Decode Ways medium

Problem Statement

A message containing letters from A-Z is being encoded to numbers using the following mapping:

'A' -> 1 'B' -> 2 ... 'Z' -> 26

Given a non-empty string containing only digits, determine the total number of ways to decode it.

Example 1:

Input: s = "12" Output: 2 Explanation: It could be decoded as "AB" (1 2) or "L" (12).

Example 2:

Input: s = "226" Output: 3 Explanation: It could be decoded as "BZ" (2 26), "VF" (22 6), or "BBF" (2 2 6).

Steps and Explanation

The problem can be solved using dynamic programming. We create a dp array where dp[i] represents the number of ways to decode the string up to index i.

  1. Base Cases:

    • dp[0] = 1 (empty string has one way to decode - itself)
    • dp[1] = 1 if the first digit is not '0', otherwise 0.

  2. Iteration:

    • We iterate through the string from index 2.
    • For each index i, we consider two possibilities:
      • Decode the current digit alone: If s[i-1] is not '0', then we add dp[i-1] to dp[i].
      • Decode the last two digits together: If s[i-2]s[i-1] is within the range [10, 26], then we add dp[i-2] to dp[i].

  3. Result:

    • dp[n] (where n is the length of the string) will contain the total number of ways to decode the entire string.

Code

class Solution {
    public int numDecodings(String s) {
        int n = s.length();
        if (n == 0) return 0; //Handle empty string case

        int[] dp = new int[n + 1];
        dp[0] = 1; // Base case: empty string has one decoding

        if (s.charAt(0) == '0') {
            dp[1] = 0; //if first char is 0, no ways to decode
        } else {
            dp[1] = 1; //Base case: single digit has one way
        }


        for (int i = 2; i <= n; i++) {
            int oneDigit = Integer.parseInt(s.substring(i - 1, i));
            int twoDigit = Integer.parseInt(s.substring(i - 2, i));

            if (oneDigit >= 1 && oneDigit <= 9) {
                dp[i] += dp[i - 1];
            }
            if (twoDigit >= 10 && twoDigit <= 26) {
                dp[i] += dp[i - 2];
            }
        }

        return dp[n];
    }
}

Complexity

  • Time Complexity: O(n), where n is the length of the string.

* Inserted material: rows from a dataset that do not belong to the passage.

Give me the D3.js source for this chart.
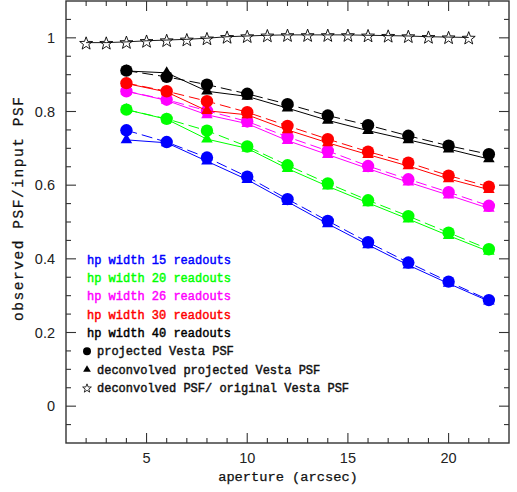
<!DOCTYPE html>
<html>
<head>
<meta charset="utf-8">
<script src="https://cdn.jsdelivr.net/npm/d3@7"></script>
<style>
  html, body { margin: 0; padding: 0; background: #fff; }
  svg { display: block; }
</style>
</head>
<body>
<svg id="chart" width="517" height="492"></svg>
<script>
// Aperture values where the PSF ratio was measured
const apertures = [4, 6, 8, 10, 12, 14, 16, 18, 20, 22];

// Projected Vesta PSF (circles, dashed) and deconvolved projected PSF (triangles, solid)
const proj15   = [0.749, 0.717, 0.675, 0.623, 0.562, 0.503, 0.445, 0.390, 0.338, 0.288];
const deconv15 = [0.723, 0.715, 0.665, 0.615, 0.555, 0.495, 0.438, 0.383, 0.333, 0.285];
const proj20   = [0.805, 0.780, 0.748, 0.705, 0.654, 0.605, 0.559, 0.516, 0.471, 0.426];
const deconv20 = [0.805, 0.779, 0.725, 0.700, 0.645, 0.597, 0.552, 0.508, 0.463, 0.420];
const proj26   = [0.855, 0.832, 0.802, 0.773, 0.731, 0.693, 0.652, 0.616, 0.581, 0.544];
const deconv26 = [0.855, 0.830, 0.791, 0.767, 0.721, 0.683, 0.645, 0.608, 0.573, 0.537];
const proj30   = [0.877, 0.855, 0.828, 0.798, 0.761, 0.725, 0.691, 0.661, 0.626, 0.596];
const deconv30 = [0.876, 0.853, 0.802, 0.791, 0.750, 0.715, 0.683, 0.652, 0.617, 0.588];
const proj40   = [0.911, 0.894, 0.873, 0.848, 0.820, 0.789, 0.763, 0.734, 0.707, 0.684];
const deconv40 = [0.910, 0.905, 0.855, 0.841, 0.809, 0.776, 0.748, 0.723, 0.698, 0.671];

// Deconvolved PSF / original Vesta PSF (stars)
const starApertures = [2, 3, 4, 5, 6, 7, 8, 9, 10, 11, 12, 13, 14, 15, 16, 17, 18, 19, 20, 21];
const starValues = [0.987, 0.987, 0.989, 0.992, 0.994, 0.996, 0.999, 1.003, 1.005, 1.007,
                    1.008, 1.008, 1.008, 1.008, 1.007, 1.006, 1.005, 1.003, 1.002, 1.001];

const seriesLabels = ["hp width 15 readouts", "hp width 20 readouts", "hp width 26 readouts",
                      "hp width 30 readouts", "hp width 40 readouts"];
const seriesColors = ["#0000ff", "#00ff00", "#ff00ff", "#ff0000", "#000000"];
const projSeries = [proj15, proj20, proj26, proj30, proj40];
const deconvSeries = [deconv15, deconv20, deconv26, deconv30, deconv40];

const symbolLabels = ["projected Vesta PSF", "deconvolved projected Vesta PSF",
                      "deconvolved PSF/ original Vesta PSF"];

const xTicks = [5, 10, 15, 20];
const yTicks = [0, 0.2, 0.4, 0.6, 0.8, 1];

const svg = d3.select("#chart");
const margin = { left: 66, top: 1, right: 8, bottom: 49 };
const W = 517, H = 492;

const x = d3.scaleLinear().domain([1, 23]).range([margin.left, W - margin.right]);
const y = d3.scaleLinear().domain([-0.1, 1.1]).range([H - margin.bottom, margin.top]);

const axisColor = "#333";
const tickFont = "'Liberation Sans', Arial, sans-serif";
const monoFont = "'Liberation Mono', 'Courier New', monospace";

// ---- axes: inward ticks on all four sides ----
const xMinor = d3.range(2, 23, 1);
const yMinor = d3.range(-0.05, 1.1, 0.05);
const g = svg.append("g");

function addTicks(vals, isX, len) {
  vals.forEach(v => {
    if (isX) {
      const px = x(v);
      g.append("line").attr("x1", px).attr("x2", px)
        .attr("y1", y(-0.1)).attr("y2", y(-0.1) - len);
      g.append("line").attr("x1", px).attr("x2", px)
        .attr("y1", y(1.1)).attr("y2", y(1.1) + len);
    } else {
      const py = y(v);
      g.append("line").attr("y1", py).attr("y2", py)
        .attr("x1", x(1)).attr("x2", x(1) + len);
      g.append("line").attr("y1", py).attr("y2", py)
        .attr("x1", x(23)).attr("x2", x(23) - len);
    }
  });
}
addTicks(xMinor.filter(v => v % 5 !== 0), true, 5);
addTicks(xTicks, true, 10);
addTicks(yMinor.filter(v => Math.abs(Math.round(v * 5) - v * 5) > 1e-6), false, 5);
addTicks(yTicks, false, 10);
g.selectAll("line").attr("stroke", axisColor).attr("stroke-width", 1.1);

svg.append("rect")
  .attr("x", x(1)).attr("y", y(1.1))
  .attr("width", x(23) - x(1)).attr("height", y(-0.1) - y(1.1))
  .attr("fill", "none").attr("stroke", axisColor).attr("stroke-width", 1.4);

// tick labels
svg.append("g").selectAll("text").data(xTicks).join("text")
  .attr("x", d => x(d)).attr("y", 462.5)
  .attr("text-anchor", "middle")
  .attr("font-family", tickFont).attr("font-size", 14.5).attr("fill", "#222")
  .text(d => d);

svg.append("g").selectAll("text").data(yTicks).join("text")
  .attr("x", 55).attr("y", d => y(d) + 5)
  .attr("text-anchor", "end")
  .attr("font-family", tickFont).attr("font-size", 14.5).attr("fill", "#222")
  .text(d => d3.format("")(d));

// axis titles
svg.append("text")
  .attr("x", 288).attr("y", 481)
  .attr("text-anchor", "middle")
  .attr("font-family", monoFont).attr("font-size", 13.7).attr("fill", "#111")
  .attr("stroke", "#111").attr("stroke-width", 0.25)
  .text("aperture (arcsec)");

svg.append("text")
  .attr("transform", "translate(22.5,209) rotate(-90)")
  .attr("text-anchor", "middle")
  .attr("font-family", monoFont).attr("font-size", 14.5).attr("fill", "#111")
  .attr("stroke", "#111").attr("stroke-width", 0.25)
  .attr("textLength", 224).attr("lengthAdjust", "spacing")
  .text("observed PSF/input PSF");

// ---- marks ----
function starPath(cx, cy, ro, ri) {
  const pts = [];
  for (let i = 0; i < 10; i++) {
    const r = i % 2 === 0 ? ro : ri;
    const a = -Math.PI / 2 + i * Math.PI / 5;
    pts.push([cx + r * Math.cos(a), cy + r * Math.sin(a)]);
  }
  return "M" + pts.map(p => p[0].toFixed(2) + "," + p[1].toFixed(2)).join("L") + "Z";
}

const line = d3.line().x(d => x(d[0])).y(d => y(d[1]));
const triangle = d3.symbol(d3.symbolTriangle).size(58);

const plot = svg.append("g");

// star series
const starData = starApertures.map((a, i) => [a, starValues[i]]);
plot.append("g").selectAll("path").data(starData).join("path")
  .attr("d", d => starPath(x(d[0]), y(d[1]) + 1, 6.8, 2.8))
  .attr("fill", "#fff").attr("stroke", "#000").attr("stroke-width", 0.9);
plot.append("path").datum(starData).attr("d", line)
  .attr("fill", "none").attr("stroke", "#000").attr("stroke-width", 0.9);

// coloured series
projSeries.forEach((proj, k) => {
  const color = seriesColors[k];
  const pd = apertures.map((a, i) => [a, proj[i]]);
  const dd = apertures.map((a, i) => [a, deconvSeries[k][i]]);
  const sg = plot.append("g");
  sg.append("path").datum(dd).attr("d", line)
    .attr("fill", "none").attr("stroke", color).attr("stroke-width", 1);
  sg.append("path").datum(pd).attr("d", line)
    .attr("fill", "none").attr("stroke", color).attr("stroke-width", 1)
    .attr("stroke-dasharray", "11,5");
  sg.append("g").selectAll("path").data(dd).join("path")
    .attr("transform", d => `translate(${x(d[0])},${y(d[1])})`)
    .attr("d", triangle).attr("fill", color);
  sg.append("g").selectAll("circle").data(pd).join("circle")
    .attr("cx", d => x(d[0])).attr("cy", d => y(d[1])).attr("r", 6.2)
    .attr("fill", color);
});

// ---- legend ----
const leg = svg.append("g")
  .attr("font-family", monoFont).attr("font-size", 12);
const rowY = i => 263.5 + i * 18.35;

seriesLabels.forEach((t, i) => {
  leg.append("text").attr("x", 87).attr("y", rowY(i))
    .attr("fill", seriesColors[i]).attr("stroke", seriesColors[i]).attr("stroke-width", 0.45)
    .text(t);
});
symbolLabels.forEach((t, j) => {
  leg.append("text").attr("x", 97).attr("y", rowY(5 + j))
    .attr("fill", "#111").attr("stroke", "#111").attr("stroke-width", 0.45)
    .text(t);
});
leg.append("circle").attr("cx", 87).attr("cy", rowY(5) - 4).attr("r", 4).attr("fill", "#000");
leg.append("path")
  .attr("transform", `translate(87,${rowY(6) - 4})`)
  .attr("d", d3.symbol(d3.symbolTriangle).size(26)).attr("fill", "#000");
leg.append("path")
  .attr("d", starPath(87, rowY(7) - 3.5, 4.6, 1.9))
  .attr("fill", "#fff").attr("stroke", "#000").attr("stroke-width", 0.8);
</script>
</body>
</html>
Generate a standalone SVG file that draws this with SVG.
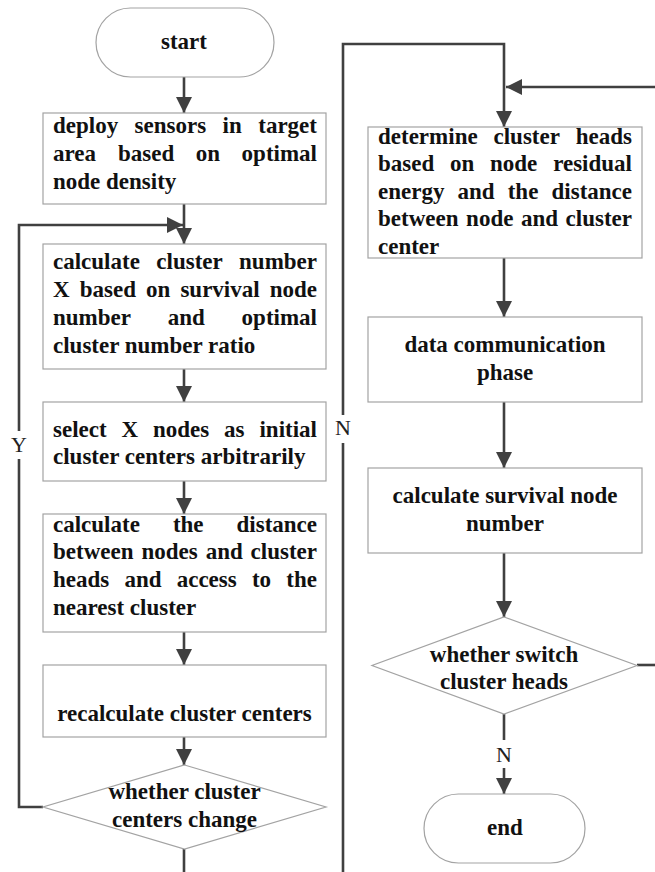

We iterate through the string once.
  • Space Complexity: O(n), due to the dp array. We can optimize this to O(1) by using only three variables to store the necessary dp values instead of the entire array. This optimization is left as an exercise for the reader but is a common space optimization technique for dynamic programming problems.